PROBLEM STATEMENT: The material below holds pictures; leave them out and reproduce exactly the lines from the one with "Convert this chart to matplotlib code." through the one with "5.6, 4.5, 6.9]", inclusive.

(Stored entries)
··········

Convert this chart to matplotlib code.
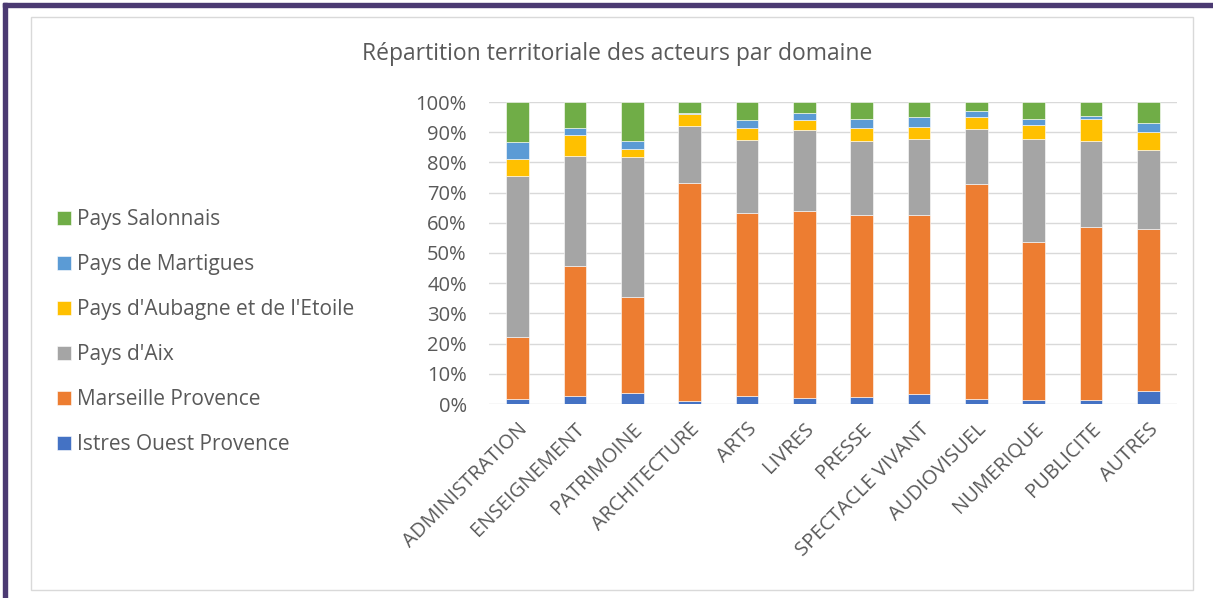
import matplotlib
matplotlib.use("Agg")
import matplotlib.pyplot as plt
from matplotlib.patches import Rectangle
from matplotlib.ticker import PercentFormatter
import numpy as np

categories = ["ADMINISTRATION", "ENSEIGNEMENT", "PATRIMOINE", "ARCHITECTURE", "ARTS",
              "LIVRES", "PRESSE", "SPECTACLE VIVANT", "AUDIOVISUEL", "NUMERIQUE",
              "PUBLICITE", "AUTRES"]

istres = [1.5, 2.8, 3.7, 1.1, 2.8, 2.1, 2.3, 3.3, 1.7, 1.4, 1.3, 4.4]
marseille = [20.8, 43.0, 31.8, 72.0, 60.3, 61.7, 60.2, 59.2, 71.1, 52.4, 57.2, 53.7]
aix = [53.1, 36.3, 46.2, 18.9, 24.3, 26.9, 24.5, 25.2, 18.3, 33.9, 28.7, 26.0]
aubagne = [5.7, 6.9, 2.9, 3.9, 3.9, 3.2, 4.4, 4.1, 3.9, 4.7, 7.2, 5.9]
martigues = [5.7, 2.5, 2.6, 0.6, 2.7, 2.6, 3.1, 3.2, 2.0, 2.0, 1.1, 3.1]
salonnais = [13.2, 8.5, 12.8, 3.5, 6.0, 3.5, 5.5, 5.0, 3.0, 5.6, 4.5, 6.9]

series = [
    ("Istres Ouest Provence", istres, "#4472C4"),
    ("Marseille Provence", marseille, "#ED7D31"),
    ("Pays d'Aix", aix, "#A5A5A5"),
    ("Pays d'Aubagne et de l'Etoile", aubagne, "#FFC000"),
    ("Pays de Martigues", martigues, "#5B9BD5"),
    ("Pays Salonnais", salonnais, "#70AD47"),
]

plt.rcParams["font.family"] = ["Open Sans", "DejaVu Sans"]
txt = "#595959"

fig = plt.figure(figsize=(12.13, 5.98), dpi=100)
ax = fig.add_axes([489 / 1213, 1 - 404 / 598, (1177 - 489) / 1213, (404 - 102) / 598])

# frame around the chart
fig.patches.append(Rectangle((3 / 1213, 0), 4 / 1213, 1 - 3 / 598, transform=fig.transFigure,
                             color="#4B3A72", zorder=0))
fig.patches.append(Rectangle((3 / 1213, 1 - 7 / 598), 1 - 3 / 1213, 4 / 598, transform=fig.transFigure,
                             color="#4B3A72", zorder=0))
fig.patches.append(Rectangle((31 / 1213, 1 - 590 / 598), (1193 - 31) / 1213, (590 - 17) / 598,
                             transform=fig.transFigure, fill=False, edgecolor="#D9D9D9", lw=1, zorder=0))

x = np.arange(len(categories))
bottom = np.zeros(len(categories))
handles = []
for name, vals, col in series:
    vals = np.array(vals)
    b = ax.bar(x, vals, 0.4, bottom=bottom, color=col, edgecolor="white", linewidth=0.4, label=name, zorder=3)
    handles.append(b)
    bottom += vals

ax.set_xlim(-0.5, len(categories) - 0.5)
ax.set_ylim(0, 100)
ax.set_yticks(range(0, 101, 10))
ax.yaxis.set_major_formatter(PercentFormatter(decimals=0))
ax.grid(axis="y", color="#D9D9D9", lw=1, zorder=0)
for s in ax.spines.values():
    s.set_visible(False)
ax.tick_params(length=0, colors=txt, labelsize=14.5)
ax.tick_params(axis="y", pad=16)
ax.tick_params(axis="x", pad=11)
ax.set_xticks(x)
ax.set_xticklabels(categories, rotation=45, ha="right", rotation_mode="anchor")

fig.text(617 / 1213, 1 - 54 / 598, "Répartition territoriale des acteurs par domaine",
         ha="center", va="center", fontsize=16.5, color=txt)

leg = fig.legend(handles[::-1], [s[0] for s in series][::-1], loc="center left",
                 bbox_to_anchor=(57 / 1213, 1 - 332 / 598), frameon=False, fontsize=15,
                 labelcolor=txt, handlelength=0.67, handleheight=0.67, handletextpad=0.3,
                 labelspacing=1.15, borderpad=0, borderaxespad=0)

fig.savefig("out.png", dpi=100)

··········

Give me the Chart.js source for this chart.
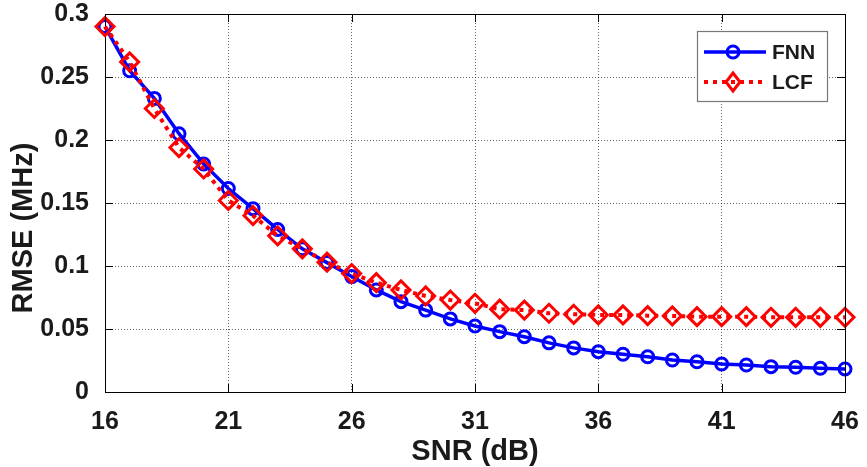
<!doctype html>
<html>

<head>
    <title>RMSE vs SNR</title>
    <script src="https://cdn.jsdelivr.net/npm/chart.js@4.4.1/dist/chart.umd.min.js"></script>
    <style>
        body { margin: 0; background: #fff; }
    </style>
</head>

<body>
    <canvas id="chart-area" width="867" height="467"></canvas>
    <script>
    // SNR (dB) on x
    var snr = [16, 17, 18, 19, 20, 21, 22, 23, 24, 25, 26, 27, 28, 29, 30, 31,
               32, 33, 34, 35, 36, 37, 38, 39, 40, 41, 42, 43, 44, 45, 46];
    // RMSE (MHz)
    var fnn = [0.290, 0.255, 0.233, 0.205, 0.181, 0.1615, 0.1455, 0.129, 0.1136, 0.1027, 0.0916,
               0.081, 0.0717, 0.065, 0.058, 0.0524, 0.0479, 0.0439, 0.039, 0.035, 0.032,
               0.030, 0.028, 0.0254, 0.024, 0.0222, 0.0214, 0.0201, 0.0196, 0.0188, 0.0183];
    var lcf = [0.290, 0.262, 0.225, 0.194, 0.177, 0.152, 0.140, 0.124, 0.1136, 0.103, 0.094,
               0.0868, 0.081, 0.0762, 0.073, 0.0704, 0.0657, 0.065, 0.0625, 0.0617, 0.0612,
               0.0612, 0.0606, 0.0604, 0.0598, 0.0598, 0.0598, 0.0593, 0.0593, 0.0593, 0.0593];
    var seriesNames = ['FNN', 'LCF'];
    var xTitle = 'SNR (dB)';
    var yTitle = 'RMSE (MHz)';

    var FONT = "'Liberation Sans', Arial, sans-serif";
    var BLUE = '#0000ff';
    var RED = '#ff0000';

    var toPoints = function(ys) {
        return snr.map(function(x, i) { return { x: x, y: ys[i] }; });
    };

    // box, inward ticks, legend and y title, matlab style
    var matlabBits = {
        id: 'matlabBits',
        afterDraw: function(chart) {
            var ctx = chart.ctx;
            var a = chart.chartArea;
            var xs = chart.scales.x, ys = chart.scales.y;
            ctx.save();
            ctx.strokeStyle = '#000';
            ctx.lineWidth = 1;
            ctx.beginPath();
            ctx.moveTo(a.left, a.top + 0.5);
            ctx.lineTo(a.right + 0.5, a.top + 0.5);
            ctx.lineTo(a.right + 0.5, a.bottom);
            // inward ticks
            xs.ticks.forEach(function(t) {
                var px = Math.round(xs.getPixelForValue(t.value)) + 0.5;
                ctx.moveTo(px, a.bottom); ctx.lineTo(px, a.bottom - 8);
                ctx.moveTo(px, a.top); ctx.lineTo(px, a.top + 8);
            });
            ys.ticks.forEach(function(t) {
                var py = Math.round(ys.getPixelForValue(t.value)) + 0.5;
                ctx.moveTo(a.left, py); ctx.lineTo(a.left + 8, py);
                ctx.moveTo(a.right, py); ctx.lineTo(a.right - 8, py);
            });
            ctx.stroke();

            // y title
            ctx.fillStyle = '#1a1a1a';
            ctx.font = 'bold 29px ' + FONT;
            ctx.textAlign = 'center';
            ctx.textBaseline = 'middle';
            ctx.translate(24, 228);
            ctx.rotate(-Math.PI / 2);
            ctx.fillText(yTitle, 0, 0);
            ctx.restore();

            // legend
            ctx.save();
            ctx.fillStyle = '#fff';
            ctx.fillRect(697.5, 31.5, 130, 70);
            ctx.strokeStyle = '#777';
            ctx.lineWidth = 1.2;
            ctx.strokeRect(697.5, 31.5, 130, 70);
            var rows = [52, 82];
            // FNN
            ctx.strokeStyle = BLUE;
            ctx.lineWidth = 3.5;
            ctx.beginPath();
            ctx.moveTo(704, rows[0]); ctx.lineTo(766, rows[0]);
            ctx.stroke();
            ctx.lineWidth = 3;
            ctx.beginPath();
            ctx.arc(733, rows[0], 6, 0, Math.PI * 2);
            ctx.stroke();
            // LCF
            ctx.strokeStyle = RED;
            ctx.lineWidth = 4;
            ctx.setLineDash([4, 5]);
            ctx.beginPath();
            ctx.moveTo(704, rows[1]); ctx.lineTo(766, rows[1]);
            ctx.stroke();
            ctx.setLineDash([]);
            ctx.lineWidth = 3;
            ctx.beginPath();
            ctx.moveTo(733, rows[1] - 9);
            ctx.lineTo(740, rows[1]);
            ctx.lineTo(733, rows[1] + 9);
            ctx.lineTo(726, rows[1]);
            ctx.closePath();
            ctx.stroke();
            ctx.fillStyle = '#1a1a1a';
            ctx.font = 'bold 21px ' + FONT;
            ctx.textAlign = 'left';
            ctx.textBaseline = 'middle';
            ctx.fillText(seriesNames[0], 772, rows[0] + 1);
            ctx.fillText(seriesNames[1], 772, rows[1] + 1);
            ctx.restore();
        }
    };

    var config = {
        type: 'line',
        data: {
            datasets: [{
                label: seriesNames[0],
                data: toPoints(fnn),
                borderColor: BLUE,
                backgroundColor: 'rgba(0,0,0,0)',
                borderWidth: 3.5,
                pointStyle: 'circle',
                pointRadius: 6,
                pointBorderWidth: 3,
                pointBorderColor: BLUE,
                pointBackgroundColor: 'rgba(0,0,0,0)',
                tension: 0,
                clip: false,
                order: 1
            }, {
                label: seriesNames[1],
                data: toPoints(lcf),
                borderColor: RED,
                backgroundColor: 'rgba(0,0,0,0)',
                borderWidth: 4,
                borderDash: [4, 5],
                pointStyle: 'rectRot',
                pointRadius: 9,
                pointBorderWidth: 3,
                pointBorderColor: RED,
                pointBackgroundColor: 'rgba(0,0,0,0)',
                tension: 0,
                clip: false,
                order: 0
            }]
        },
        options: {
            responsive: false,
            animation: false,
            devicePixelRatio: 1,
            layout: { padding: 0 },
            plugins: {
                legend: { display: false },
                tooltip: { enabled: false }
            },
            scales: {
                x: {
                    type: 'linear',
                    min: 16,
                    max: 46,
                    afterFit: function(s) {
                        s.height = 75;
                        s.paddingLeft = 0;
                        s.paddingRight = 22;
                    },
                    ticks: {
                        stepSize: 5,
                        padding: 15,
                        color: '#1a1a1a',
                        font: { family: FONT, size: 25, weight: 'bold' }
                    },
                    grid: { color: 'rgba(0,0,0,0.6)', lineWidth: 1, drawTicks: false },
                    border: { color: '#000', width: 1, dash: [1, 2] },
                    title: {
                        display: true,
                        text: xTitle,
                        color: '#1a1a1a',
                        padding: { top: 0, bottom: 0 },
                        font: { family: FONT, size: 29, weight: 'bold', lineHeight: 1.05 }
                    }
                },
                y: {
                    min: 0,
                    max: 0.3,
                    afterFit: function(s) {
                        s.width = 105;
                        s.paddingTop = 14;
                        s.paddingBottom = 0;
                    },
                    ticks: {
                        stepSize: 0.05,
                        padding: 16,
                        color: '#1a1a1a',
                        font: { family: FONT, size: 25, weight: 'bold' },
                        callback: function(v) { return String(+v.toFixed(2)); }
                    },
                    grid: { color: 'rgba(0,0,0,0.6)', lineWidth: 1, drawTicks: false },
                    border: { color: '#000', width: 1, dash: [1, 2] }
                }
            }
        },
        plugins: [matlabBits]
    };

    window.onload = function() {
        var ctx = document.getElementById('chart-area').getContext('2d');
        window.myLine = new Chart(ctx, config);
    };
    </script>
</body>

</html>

··········

SOLUTION TO THIS TASK:
Convert this chart to matplotlib code.
import matplotlib
matplotlib.use("Agg")
import matplotlib.pyplot as plt
from matplotlib.patches import Rectangle
from matplotlib.ticker import PercentFormatter
import numpy as np

categories = ["ADMINISTRATION", "ENSEIGNEMENT", "PATRIMOINE", "ARCHITECTURE", "ARTS",
              "LIVRES", "PRESSE", "SPECTACLE VIVANT", "AUDIOVISUEL", "NUMERIQUE",
              "PUBLICITE", "AUTRES"]

istres = [1.5, 2.8, 3.7, 1.1, 2.8, 2.1, 2.3, 3.3, 1.7, 1.4, 1.3, 4.4]
marseille = [20.8, 43.0, 31.8, 72.0, 60.3, 61.7, 60.2, 59.2, 71.1, 52.4, 57.2, 53.7]
aix = [53.1, 36.3, 46.2, 18.9, 24.3, 26.9, 24.5, 25.2, 18.3, 33.9, 28.7, 26.0]
aubagne = [5.7, 6.9, 2.9, 3.9, 3.9, 3.2, 4.4, 4.1, 3.9, 4.7, 7.2, 5.9]
martigues = [5.7, 2.5, 2.6, 0.6, 2.7, 2.6, 3.1, 3.2, 2.0, 2.0, 1.1, 3.1]
salonnais = [13.2, 8.5, 12.8, 3.5, 6.0, 3.5, 5.5, 5.0, 3.0, 5.6, 4.5, 6.9]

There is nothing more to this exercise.